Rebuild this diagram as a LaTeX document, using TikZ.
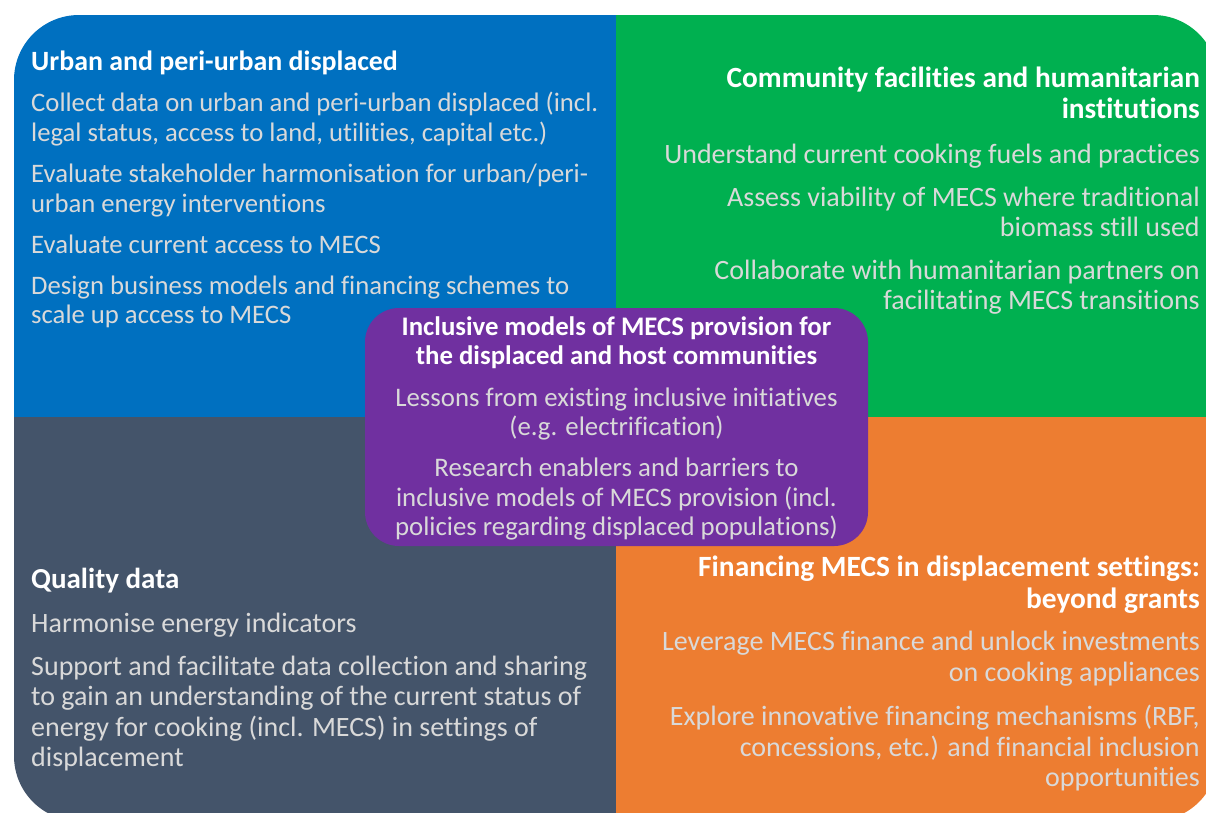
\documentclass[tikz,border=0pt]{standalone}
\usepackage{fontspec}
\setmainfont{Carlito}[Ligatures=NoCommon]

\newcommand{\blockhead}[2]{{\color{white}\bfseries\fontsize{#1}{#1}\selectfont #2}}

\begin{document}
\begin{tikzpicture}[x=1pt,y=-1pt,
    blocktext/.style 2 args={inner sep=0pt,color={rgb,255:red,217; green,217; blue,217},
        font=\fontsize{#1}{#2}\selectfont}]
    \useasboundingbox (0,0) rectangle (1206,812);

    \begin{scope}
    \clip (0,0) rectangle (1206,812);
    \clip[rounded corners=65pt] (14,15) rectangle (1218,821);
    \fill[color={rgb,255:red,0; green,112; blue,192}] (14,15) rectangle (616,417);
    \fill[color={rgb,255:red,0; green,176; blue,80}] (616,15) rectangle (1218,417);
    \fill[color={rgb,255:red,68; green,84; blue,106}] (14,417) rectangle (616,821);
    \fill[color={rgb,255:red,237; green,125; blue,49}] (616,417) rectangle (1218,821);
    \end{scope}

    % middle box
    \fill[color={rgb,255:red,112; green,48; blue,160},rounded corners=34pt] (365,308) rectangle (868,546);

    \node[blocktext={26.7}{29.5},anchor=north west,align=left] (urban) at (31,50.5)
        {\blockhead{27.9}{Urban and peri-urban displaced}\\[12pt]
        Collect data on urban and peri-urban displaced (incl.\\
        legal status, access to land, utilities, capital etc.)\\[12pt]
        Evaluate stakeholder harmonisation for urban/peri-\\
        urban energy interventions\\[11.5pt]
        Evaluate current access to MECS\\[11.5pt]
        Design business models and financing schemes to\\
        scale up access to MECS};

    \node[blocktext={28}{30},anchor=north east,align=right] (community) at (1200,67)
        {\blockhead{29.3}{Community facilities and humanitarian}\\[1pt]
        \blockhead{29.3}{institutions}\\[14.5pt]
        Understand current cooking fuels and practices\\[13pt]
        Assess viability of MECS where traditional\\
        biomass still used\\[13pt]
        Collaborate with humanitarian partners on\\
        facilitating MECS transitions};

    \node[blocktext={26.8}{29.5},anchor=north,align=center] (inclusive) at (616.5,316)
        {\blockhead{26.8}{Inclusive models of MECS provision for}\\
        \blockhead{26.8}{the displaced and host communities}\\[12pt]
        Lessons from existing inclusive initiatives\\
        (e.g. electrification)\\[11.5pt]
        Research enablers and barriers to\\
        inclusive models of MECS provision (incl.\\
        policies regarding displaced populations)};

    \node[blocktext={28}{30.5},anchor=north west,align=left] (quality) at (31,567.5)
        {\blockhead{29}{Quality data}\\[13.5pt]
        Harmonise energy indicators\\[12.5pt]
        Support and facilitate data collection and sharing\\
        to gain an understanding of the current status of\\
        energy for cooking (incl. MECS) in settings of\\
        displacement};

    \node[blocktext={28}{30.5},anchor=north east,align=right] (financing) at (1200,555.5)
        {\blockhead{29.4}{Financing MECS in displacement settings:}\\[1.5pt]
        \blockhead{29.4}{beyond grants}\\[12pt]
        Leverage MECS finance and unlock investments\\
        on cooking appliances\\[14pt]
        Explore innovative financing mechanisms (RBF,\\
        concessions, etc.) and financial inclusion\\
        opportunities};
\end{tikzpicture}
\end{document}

## Task description
Give the data above again in full and unchanged, skipping the pictures.

## Finished task
Rebuild this diagram as a LaTeX document, using TikZ.
\documentclass[tikz,border=0pt]{standalone}
\usepackage{fontspec}
\setmainfont{Carlito}[Ligatures=NoCommon]

\newcommand{\blockhead}[2]{{\color{white}\bfseries\fontsize{#1}{#1}\selectfont #2}}

\begin{document}
\begin{tikzpicture}[x=1pt,y=-1pt,
    blocktext/.style 2 args={inner sep=0pt,color={rgb,255:red,217; green,217; blue,217},
        font=\fontsize{#1}{#2}\selectfont}]
    \useasboundingbox (0,0) rectangle (1206,812);

    \begin{scope}
    \clip (0,0) rectangle (1206,812);
    \clip[rounded corners=65pt] (14,15) rectangle (1218,821);
    \fill[color={rgb,255:red,0; green,112; blue,192}] (14,15) rectangle (616,417);
    \fill[color={rgb,255:red,0; green,176; blue,80}] (616,15) rectangle (1218,417);
    \fill[color={rgb,255:red,68; green,84; blue,106}] (14,417) rectangle (616,821);
    \fill[color={rgb,255:red,237; green,125; blue,49}] (616,417) rectangle (1218,821);
    \end{scope}

    % middle box
    \fill[color={rgb,255:red,112; green,48; blue,160},rounded corners=34pt] (365,308) rectangle (868,546);

    \node[blocktext={26.7}{29.5},anchor=north west,align=left] (urban) at (31,50.5)
        {\blockhead{27.9}{Urban and peri-urban displaced}\\[12pt]
        Collect data on urban and peri-urban displaced (incl.\\
        legal status, access to land, utilities, capital etc.)\\[12pt]
        Evaluate stakeholder harmonisation for urban/peri-\\
        urban energy interventions\\[11.5pt]
        Evaluate current access to MECS\\[11.5pt]
        Design business models and financing schemes to\\
        scale up access to MECS};

    \node[blocktext={28}{30},anchor=north east,align=right] (community) at (1200,67)
        {\blockhead{29.3}{Community facilities and humanitarian}\\[1pt]
        \blockhead{29.3}{institutions}\\[14.5pt]
        Understand current cooking fuels and practices\\[13pt]
        Assess viability of MECS where traditional\\
        biomass still used\\[13pt]
        Collaborate with humanitarian partners on\\
        facilitating MECS transitions};

    \node[blocktext={26.8}{29.5},anchor=north,align=center] (inclusive) at (616.5,316)
        {\blockhead{26.8}{Inclusive models of MECS provision for}\\
        \blockhead{26.8}{the displaced and host communities}\\[12pt]
        Lessons from existing inclusive initiatives\\
        (e.g. electrification)\\[11.5pt]
        Research enablers and barriers to\\
        inclusive models of MECS provision (incl.\\
        policies regarding displaced populations)};

    \node[blocktext={28}{30.5},anchor=north west,align=left] (quality) at (31,567.5)
        {\blockhead{29}{Quality data}\\[13.5pt]
        Harmonise energy indicators\\[12.5pt]
        Support and facilitate data collection and sharing\\
        to gain an understanding of the current status of\\
        energy for cooking (incl. MECS) in settings of\\
        displacement};

    \node[blocktext={28}{30.5},anchor=north east,align=right] (financing) at (1200,555.5)
        {\blockhead{29.4}{Financing MECS in displacement settings:}\\[1.5pt]
        \blockhead{29.4}{beyond grants}\\[12pt]
        Leverage MECS finance and unlock investments\\
        on cooking appliances\\[14pt]
        Explore innovative financing mechanisms (RBF,\\
        concessions, etc.) and financial inclusion\\
        opportunities};
\end{tikzpicture}
\end{document}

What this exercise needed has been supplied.